◆ Task goal: From the first line of the data below through the line holding "74, 77, 80];", output each line exactly and leave the pictures out.

==*==

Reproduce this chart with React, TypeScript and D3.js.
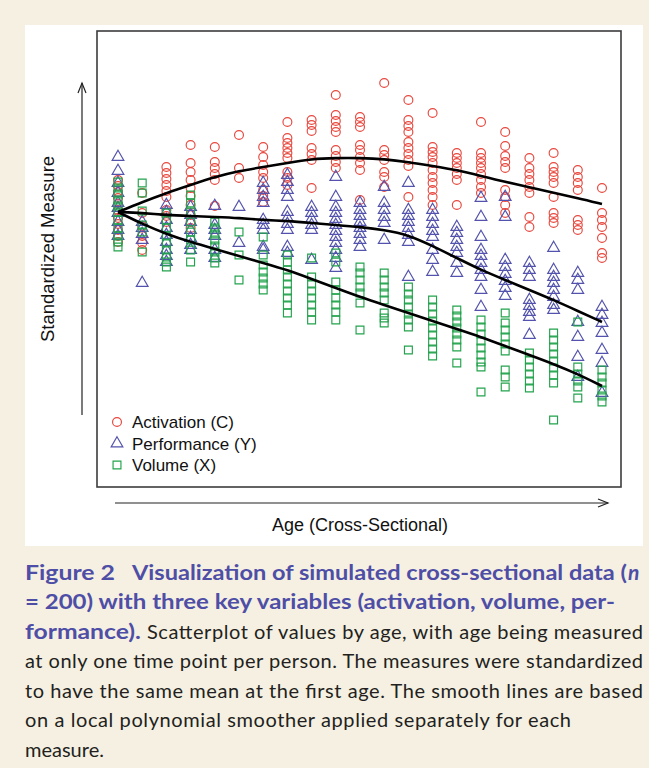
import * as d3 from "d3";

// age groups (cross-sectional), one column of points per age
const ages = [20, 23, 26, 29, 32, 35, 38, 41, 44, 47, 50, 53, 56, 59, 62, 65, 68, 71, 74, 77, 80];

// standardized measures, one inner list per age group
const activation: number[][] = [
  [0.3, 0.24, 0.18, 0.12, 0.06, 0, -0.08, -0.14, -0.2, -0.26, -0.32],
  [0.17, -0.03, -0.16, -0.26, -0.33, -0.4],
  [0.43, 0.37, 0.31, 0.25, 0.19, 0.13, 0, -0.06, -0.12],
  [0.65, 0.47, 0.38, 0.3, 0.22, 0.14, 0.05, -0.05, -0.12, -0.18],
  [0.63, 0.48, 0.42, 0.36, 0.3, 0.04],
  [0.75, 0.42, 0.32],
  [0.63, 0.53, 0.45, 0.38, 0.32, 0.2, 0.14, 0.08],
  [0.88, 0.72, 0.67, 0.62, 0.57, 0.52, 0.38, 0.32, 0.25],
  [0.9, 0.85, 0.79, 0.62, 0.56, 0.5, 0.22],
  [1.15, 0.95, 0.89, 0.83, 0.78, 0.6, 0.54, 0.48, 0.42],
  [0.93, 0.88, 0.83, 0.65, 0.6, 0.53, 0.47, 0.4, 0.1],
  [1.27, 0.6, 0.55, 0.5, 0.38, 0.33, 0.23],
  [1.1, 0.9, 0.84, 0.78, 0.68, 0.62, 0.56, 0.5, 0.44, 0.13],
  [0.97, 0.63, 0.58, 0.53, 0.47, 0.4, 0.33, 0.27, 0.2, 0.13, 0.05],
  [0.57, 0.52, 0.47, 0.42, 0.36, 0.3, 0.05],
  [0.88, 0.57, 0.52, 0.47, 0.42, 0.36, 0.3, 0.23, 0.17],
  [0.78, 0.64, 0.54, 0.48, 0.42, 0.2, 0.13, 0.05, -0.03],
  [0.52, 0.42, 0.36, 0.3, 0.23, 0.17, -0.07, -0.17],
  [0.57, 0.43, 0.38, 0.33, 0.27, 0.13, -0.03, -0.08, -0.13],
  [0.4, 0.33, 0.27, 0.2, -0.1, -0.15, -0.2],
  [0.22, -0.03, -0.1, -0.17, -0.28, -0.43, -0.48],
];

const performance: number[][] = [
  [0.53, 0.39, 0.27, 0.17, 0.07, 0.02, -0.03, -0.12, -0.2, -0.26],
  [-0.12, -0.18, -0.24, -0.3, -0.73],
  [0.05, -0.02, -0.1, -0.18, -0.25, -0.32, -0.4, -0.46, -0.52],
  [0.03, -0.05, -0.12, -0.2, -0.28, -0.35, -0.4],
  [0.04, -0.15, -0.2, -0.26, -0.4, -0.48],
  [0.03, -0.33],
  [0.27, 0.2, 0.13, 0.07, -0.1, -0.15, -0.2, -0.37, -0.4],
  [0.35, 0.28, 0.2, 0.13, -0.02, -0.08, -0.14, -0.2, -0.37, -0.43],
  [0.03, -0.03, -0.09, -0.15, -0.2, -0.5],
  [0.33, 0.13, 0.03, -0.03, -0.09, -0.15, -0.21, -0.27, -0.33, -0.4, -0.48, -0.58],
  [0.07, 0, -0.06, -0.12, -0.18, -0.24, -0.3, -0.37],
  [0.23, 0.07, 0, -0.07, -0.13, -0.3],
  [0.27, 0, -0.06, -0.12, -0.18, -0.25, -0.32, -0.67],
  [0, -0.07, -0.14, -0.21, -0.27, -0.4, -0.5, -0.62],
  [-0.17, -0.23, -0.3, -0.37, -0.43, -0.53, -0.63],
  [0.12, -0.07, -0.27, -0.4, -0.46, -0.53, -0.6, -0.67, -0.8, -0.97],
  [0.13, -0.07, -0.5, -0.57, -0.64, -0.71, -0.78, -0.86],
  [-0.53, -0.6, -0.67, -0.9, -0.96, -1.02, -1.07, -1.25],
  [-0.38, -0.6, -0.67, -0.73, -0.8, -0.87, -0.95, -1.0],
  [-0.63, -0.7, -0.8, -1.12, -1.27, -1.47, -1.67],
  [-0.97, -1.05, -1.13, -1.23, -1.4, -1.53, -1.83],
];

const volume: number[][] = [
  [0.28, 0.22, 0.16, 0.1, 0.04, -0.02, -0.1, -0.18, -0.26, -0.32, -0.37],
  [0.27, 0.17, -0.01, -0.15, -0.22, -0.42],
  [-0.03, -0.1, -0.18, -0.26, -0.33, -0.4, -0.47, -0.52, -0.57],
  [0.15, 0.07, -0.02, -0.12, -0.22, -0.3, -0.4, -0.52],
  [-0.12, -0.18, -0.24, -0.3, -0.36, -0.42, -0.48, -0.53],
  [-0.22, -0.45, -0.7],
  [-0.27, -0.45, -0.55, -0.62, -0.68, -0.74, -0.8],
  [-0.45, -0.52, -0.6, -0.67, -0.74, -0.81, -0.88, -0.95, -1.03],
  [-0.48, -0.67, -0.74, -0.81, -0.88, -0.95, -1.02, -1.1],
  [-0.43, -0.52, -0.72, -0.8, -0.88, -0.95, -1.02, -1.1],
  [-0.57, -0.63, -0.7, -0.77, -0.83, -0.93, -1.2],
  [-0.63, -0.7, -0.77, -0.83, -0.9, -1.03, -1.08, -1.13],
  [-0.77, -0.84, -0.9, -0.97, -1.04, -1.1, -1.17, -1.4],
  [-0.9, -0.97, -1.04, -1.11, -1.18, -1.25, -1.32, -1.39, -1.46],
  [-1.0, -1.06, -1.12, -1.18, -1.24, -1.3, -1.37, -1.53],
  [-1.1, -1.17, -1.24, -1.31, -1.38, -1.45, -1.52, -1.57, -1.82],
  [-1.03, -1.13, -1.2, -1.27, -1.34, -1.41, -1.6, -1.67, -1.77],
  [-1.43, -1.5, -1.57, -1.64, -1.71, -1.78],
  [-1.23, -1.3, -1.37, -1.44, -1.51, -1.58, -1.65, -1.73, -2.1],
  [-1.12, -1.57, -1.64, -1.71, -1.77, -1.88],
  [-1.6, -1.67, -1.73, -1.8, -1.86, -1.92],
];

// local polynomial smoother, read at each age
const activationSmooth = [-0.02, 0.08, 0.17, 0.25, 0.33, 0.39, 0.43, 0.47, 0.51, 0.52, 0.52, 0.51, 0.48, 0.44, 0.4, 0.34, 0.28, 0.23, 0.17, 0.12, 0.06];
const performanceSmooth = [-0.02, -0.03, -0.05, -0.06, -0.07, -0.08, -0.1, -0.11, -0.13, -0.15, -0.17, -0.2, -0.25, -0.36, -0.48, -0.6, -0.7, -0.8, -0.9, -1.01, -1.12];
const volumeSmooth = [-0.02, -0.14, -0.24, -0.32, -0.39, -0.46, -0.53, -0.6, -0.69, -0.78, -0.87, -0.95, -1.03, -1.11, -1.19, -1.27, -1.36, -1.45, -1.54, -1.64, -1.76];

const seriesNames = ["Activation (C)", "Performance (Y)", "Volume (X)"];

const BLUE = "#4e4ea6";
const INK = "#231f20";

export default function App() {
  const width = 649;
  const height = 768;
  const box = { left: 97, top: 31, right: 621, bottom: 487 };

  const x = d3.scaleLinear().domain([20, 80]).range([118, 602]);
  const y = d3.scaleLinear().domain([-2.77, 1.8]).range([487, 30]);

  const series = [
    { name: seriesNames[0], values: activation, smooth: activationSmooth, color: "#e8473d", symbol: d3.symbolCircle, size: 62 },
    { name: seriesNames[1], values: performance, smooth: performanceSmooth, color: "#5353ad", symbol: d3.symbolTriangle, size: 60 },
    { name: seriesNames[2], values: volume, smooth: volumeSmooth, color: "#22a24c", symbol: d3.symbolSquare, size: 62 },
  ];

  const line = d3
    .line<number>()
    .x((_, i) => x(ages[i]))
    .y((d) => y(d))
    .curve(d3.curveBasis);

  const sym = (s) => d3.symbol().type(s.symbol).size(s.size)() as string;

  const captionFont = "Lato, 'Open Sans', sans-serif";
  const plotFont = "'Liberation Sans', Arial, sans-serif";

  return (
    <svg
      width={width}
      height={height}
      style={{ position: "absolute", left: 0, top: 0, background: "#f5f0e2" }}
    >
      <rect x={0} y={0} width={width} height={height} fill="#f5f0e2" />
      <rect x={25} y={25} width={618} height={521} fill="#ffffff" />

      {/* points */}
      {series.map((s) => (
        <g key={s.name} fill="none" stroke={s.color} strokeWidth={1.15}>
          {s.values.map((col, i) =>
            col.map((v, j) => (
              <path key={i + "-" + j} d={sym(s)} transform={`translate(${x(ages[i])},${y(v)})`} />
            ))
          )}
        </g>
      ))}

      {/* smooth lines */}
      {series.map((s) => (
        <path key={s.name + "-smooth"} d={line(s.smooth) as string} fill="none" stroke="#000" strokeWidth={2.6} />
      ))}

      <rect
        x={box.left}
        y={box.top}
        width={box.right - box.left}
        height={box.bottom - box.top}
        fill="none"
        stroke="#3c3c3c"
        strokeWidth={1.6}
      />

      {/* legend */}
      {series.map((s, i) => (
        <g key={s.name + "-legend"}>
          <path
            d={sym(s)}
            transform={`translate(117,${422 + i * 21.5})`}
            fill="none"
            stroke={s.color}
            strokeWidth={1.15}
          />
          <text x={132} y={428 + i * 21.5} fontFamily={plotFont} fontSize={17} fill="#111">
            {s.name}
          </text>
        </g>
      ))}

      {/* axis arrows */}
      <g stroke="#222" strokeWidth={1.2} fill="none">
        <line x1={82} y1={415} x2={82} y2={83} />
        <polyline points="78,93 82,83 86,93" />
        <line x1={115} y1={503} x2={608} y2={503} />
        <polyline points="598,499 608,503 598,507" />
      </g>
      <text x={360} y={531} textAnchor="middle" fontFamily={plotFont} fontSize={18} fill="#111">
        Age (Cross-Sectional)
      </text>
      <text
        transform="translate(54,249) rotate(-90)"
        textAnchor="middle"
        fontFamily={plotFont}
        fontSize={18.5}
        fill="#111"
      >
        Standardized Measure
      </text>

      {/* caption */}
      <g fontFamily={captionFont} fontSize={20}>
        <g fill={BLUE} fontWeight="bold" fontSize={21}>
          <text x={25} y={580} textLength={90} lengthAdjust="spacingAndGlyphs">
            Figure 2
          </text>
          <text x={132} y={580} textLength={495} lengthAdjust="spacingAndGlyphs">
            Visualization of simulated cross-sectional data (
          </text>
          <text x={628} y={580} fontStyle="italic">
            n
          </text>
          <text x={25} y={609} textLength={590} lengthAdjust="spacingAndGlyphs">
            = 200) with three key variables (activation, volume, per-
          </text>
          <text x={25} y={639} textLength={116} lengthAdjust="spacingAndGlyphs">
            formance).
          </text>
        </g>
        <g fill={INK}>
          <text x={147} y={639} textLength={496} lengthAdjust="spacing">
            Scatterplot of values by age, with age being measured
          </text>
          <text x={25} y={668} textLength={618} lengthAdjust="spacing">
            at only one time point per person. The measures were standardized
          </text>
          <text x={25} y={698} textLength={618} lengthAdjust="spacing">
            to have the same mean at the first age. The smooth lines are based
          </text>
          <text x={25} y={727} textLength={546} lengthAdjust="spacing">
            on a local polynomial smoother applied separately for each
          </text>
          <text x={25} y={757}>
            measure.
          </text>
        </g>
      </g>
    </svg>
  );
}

==*==

◆ Written answer:
Reproduce this chart with React, TypeScript and D3.js.
import * as d3 from "d3";

// age groups (cross-sectional), one column of points per age
const ages = [20, 23, 26, 29, 32, 35, 38, 41, 44, 47, 50, 53, 56, 59, 62, 65, 68, 71, 74, 77, 80];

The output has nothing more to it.